At the same time, Aubameyang is a strong candidate for the most immediately useful card, given how he gets two attacking skills in Phenomenal Finishing and Acceleration Burst.

Phenomenal Finishing is a premium attribute in the current meta. Pairing it with Acceleration Burst, which benefits players who rely on bursts of movement rather than sustained top speed, creates a striker profile that will slot into a wide range of setups. Aubameyang was always this kind of player in real life, and the card reflects that well.

The pack runs from April 30 to May 7, with the Naruto-themed Marcelo card scheduled to go live after maintenance on May 7. The staggered release is a deliberate decision to spread engagement across the full first half of the collaboration window rather than dumping everything at once.

It works. It gives players a reason to check back in mid-event rather than exhausting all the content in the first few days.

The Cosmetics Side of Things

Part of what makes these anime collaborations land or not is the stadium content, and here Konami has delivered some of its most ambitious cosmetic work in any collaboration to date. The Campaign Hub introduces Naruto-themed stadium choreographies, goal celebrations and projections, and oversized visual props inspired by characters such as Kurama and Sasuke’s Susanoo.

The Kurama prop is the obvious centrepiece.

The nine-tailed fox, one of the most iconic visual elements in all of anime, showing up as a stadium prop is the kind of thing that reads as absurd on paper but looks genuinely spectacular in motion. Sasuke’s Susanoo, the spectral warrior form that surrounds him in key battles throughout the series, carries a similar impact.

These are not generic anime decorations. They are specific, meaningful images from the Naruto universe, and the fact that Konami chose them rather than more generic alternatives says something about the care behind the art direction.

The goal celebrations deserve attention, too.

Scoring a goal activates special collaboration-exclusive celebrations, bringing the crossover to life on the pitch. In a football game where celebrations can start to feel interchangeable after a while, having animations rooted in a specific narrative universe gives them a different texture.

You are not just performing an emote. You are performing a moment from a story, and that distinction matters to the people it matters to.

The Patch Notes and the Ongoing Ecosystem

Version 5.4.1 is fairly light on gameplay changes, with the update focused on a refreshed game icon, database updates and general bug fixes, suggesting the update is more about content rotation than core changes to how the game plays.

That is fine.

It is the honest version of what this update is. Konami is not pretending this is a fundamental overhaul of eFootball’s mechanics. It is a content event, and within that frame, it executes well.

The gameplay is stable enough at this point that constant patches would introduce as much friction as they resolve.

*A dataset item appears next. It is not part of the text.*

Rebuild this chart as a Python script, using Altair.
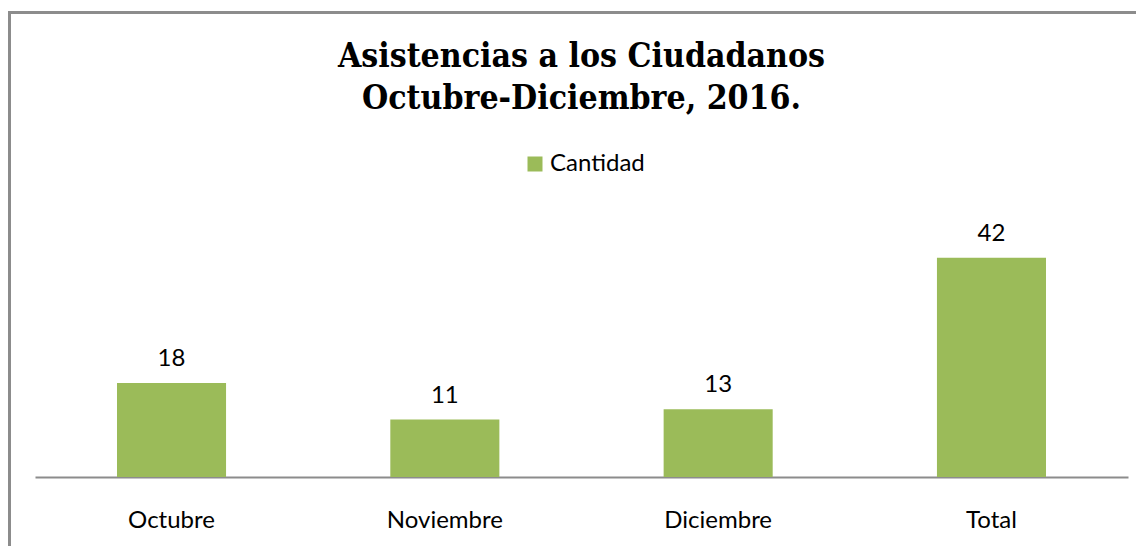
import altair as alt
import pandas as pd

categories = ["Octubre", "Noviembre", "Diciembre", "Total"]
values = [18, 11, 13, 42]
series_name = "Cantidad"
title_lines = ["Asistencias a los Ciudadanos", "Octubre-Diciembre, 2016."]

df = pd.DataFrame({"Mes": categories, "Valor": values, "Serie": [series_name] * len(categories)})

W, H = 1093, 261
PAD_L, PAD_T = 27, 208
TOTAL_W, TOTAL_H = 1128, 538

x_enc = alt.X("Mes:N", sort=categories,
              scale=alt.Scale(paddingInner=0.601, paddingOuter=0.3),
              axis=alt.Axis(title=None, labelAngle=0, ticks=False, tickSize=0,
                            domainColor="#8c8c8c", domainWidth=2,
                            labelFont="Lato", labelFontSize=24, labelColor="#000000",
                            labelBaseline="alphabetic", labelPadding=50))
y_enc = alt.Y("Valor:Q", scale=alt.Scale(domain=[0, 50]), axis=None)

bars = alt.Chart(df).mark_bar(color="#9BBB59").encode(
    x=x_enc, y=y_enc,
    color=alt.Color("Serie:N", scale=alt.Scale(range=["#9BBB59"]),
                    legend=alt.Legend(title=None, orient="none", legendX=488, legendY=-64,
                                      symbolType="square", symbolSize=225,
                                      symbolStrokeWidth=0, labelFont="Lato",
                                      labelFontSize=24, labelColor="#000000",
                                      labelOffset=3, padding=0))
)

labels = alt.Chart(df).mark_text(font="Lato", fontSize=24, color="#000000",
                                 baseline="alphabetic", dy=-17).encode(
    x=alt.X("Mes:N", sort=categories), y="Valor:Q", text="Valor:Q"
)

frame_df = pd.DataFrame({"k": [0]})
left_border = alt.Chart(frame_df).mark_rule(color="#8c8c8c", strokeWidth=3).encode(
    x=alt.value(-PAD_L + 1.5), y=alt.value(-PAD_T + 3), y2=alt.value(TOTAL_H - PAD_T)
)
top_border = alt.Chart(frame_df).mark_rule(color="#8c8c8c", strokeWidth=3).encode(
    x=alt.value(-PAD_L), x2=alt.value(TOTAL_W - PAD_L), y=alt.value(-PAD_T + 4.5)
)

chart = alt.layer(bars, labels, left_border, top_border).properties(
    width=W, height=H,
    padding={"left": PAD_L, "top": PAD_T, "right": TOTAL_W - PAD_L - W, "bottom": TOTAL_H - PAD_T - H},
    autosize=alt.AutoSizeParams(type="none"),
    title=alt.TitleParams(text=title_lines, font="DejaVu Serif Condensed", fontSize=33.5,
                          fontWeight="bold", color="#000000", anchor="middle",
                          lineHeight=42, offset=-107),
).configure_view(stroke=None)

chart.save("out.html", embed_options={"renderer": "svg", "actions": False})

Letting the game breathe while filling it with collaborative content is a reasonable strategy.

Outside the collaboration, v5.4.1 adds a Nominating Contract called Elite Lineage, which focuses on footballing families and brothers in the same selection pool, and refreshes Division Phase 10 rewards with a Jurriën Timber card carrying the Fortress skill.

The Elite Lineage contract is a genuinely good idea that could have been released on its own merits. There is real appeal in building a team concept around footballing families, and the brothers-in-the-same-pool mechanic adds a thematic element to squad building that the game does not always prioritise.

The Timber addition for Division Phase 10 rewards competitive players who grind the ranked modes rather than focusing entirely on events, which helps maintain that part of the ecosystem.

What This Collaboration Says About eFootball’s Direction

It would be easy to write off these anime collaborations as surface-level engagement tactics, content designed to generate short-term excitement rather than address the game’s deeper structure. There is an element of truth in that. But dismissing them entirely misses what Konami has been building over time.

The audience for eFootball is not just the traditional football gaming crowd. It is global, it skews younger in significant markets across Asia and South America, and it exists in a cultural space where football and anime genuinely overlap in everyday life.

In Japan, Brazil, Indonesia, and Nigeria, the connection between football and anime does not need to be explained. It just is. Naruto is as embedded in pop culture in those markets as the actual sport.

What Konami has understood, especially in the last two years, is that the collaboration model works not just as a revenue play but as a cultural positioning strategy.

Each anime event is an argument that eFootball belongs in a broader entertainment conversation rather than just a niche football gaming one. Konami is clearly doubling down on collaborations as a way to keep players engaged between larger updates.

The Blue Lock event proved there was a real appetite for this done well. Yu-Gi-Oh proved it could extend beyond the football-specific anime space. Naruto Shippuden proves it can scale to the very top of global anime culture and still feel coherent inside a football game.

That is the through-line, and it matters.

The collaboration window closes May 14. There is enough content here to keep players engaged through that date, from the free event cards to the Epic pack to the cosmetic unlocks in the Campaign Hub. After that, eFootball returns to its regular rotation of seasonal content, whatever Konami has lined up for the summer months.

But for now, the Hidden Leaf Village is on the pitch. Neymar is channelling Naruto. Kubo is running Chidori in the 88th minute. And somewhere in the stadium, the Susanoo is watching over proceedings like it always does, standing over everything, difficult to look away from.

FAQs
What is the eFootball 2026 x Naruto Shippudens event?

It is a limited-time collaboration featuring anime-themed player cards, cosmetics, and events running from April 30 to May 14.

Are there gameplay changes in this update?

Gameplay remains largely unchanged, with the focus placed on content and presentation.

Which players are featured in the event?

Key players include Neymar Jr., Kubo, Ødegaard, Lewandowski, and several AC Milan stars.

What are Epic cards in this update?

Epic cards include Bale, Marcelo, and Aubameyang, each with enhanced abilities.

How can players unlock rewards?

Rewards are earned through Challenge Events and progression systems within the campaign.

Is this event worth playing for competitive users?

The value depends on squad needs, though certain cards offer strong performance benefits.